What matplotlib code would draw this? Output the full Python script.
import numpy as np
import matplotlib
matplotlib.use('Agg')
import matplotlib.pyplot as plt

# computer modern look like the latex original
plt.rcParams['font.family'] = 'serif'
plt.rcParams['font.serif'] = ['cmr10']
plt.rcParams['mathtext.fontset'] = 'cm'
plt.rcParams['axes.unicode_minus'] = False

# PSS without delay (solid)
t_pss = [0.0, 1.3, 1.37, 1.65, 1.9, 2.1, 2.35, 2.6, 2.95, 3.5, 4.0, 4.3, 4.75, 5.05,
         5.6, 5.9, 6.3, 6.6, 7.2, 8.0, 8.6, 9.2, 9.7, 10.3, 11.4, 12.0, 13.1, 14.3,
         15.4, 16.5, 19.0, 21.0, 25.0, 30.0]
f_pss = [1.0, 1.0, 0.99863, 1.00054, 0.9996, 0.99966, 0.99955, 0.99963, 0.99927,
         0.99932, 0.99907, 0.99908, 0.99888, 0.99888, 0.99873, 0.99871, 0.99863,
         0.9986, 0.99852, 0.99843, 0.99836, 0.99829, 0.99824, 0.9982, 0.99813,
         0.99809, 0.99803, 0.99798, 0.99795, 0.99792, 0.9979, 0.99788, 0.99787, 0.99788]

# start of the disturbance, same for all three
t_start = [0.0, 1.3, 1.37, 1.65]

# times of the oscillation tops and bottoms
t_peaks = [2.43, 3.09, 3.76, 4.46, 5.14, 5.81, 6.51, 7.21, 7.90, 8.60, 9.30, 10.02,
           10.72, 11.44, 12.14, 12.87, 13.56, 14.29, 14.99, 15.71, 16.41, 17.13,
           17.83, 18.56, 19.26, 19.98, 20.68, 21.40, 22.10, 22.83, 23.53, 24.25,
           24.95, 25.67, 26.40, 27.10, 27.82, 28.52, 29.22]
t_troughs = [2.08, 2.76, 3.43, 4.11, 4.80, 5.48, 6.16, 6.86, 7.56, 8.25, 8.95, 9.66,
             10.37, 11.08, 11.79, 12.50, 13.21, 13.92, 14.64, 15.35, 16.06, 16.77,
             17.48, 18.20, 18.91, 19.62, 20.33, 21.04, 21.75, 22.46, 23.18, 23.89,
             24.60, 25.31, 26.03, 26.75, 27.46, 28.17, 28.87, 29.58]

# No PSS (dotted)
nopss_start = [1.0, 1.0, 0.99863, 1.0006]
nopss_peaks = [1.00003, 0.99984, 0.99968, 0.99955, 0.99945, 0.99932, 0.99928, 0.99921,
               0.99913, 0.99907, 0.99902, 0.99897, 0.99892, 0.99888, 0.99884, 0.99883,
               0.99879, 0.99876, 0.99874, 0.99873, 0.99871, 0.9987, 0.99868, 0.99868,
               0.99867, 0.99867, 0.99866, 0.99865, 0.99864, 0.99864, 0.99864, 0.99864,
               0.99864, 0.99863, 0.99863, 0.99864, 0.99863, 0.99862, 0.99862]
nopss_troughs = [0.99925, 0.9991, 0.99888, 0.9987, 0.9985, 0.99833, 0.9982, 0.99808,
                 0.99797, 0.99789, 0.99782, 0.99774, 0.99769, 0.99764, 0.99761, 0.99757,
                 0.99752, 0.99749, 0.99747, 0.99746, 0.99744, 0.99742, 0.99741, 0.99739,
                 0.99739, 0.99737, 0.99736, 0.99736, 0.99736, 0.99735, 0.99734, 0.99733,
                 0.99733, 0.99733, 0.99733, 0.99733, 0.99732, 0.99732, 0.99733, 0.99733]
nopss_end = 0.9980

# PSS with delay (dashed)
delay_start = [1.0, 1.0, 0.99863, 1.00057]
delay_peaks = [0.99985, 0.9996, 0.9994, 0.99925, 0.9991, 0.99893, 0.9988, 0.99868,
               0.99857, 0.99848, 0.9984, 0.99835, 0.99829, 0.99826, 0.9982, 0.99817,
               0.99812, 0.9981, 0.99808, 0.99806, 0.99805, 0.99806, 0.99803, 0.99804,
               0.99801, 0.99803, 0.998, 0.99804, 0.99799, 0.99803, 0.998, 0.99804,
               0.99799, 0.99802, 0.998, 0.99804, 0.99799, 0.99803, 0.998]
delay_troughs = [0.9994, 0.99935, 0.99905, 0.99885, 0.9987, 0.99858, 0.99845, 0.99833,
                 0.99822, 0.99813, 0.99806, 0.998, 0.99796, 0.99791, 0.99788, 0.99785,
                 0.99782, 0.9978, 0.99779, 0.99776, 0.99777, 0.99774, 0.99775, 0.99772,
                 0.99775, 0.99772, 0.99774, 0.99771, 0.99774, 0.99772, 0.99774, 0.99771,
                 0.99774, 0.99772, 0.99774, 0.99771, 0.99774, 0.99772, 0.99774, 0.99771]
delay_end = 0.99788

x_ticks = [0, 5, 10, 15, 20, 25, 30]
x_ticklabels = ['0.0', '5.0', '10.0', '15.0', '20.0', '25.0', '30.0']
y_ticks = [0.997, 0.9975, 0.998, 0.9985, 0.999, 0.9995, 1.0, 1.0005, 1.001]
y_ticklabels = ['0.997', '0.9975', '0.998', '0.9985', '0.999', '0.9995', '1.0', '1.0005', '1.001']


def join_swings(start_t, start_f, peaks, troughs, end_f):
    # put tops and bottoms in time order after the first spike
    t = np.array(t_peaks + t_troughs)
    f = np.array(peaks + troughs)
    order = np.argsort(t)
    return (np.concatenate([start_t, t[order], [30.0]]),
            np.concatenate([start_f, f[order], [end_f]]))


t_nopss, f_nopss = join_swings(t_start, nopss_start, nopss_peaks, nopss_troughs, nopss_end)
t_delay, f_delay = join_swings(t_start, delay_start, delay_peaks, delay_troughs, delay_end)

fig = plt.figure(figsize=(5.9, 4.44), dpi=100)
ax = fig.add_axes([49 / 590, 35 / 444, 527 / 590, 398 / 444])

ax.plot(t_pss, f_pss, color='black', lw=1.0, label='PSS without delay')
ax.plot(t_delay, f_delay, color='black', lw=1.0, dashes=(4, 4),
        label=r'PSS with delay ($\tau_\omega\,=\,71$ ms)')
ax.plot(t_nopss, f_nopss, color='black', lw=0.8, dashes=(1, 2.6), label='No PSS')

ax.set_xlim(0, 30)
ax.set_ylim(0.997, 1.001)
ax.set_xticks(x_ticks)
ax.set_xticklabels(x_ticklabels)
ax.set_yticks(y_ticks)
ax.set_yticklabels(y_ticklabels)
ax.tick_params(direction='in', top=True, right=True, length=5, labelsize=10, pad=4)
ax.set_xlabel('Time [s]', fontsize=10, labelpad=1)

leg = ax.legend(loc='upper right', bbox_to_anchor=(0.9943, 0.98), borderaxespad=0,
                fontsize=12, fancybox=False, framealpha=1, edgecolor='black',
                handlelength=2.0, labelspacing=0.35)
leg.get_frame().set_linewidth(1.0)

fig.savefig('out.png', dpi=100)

━━━━

- [What to do] Check each line above for the word "matplotlib" and copy the ones that have it.

- [Exercise result]
What matplotlib code would draw this? Output the full Python script.
import matplotlib
matplotlib.use('Agg')
import matplotlib.pyplot as plt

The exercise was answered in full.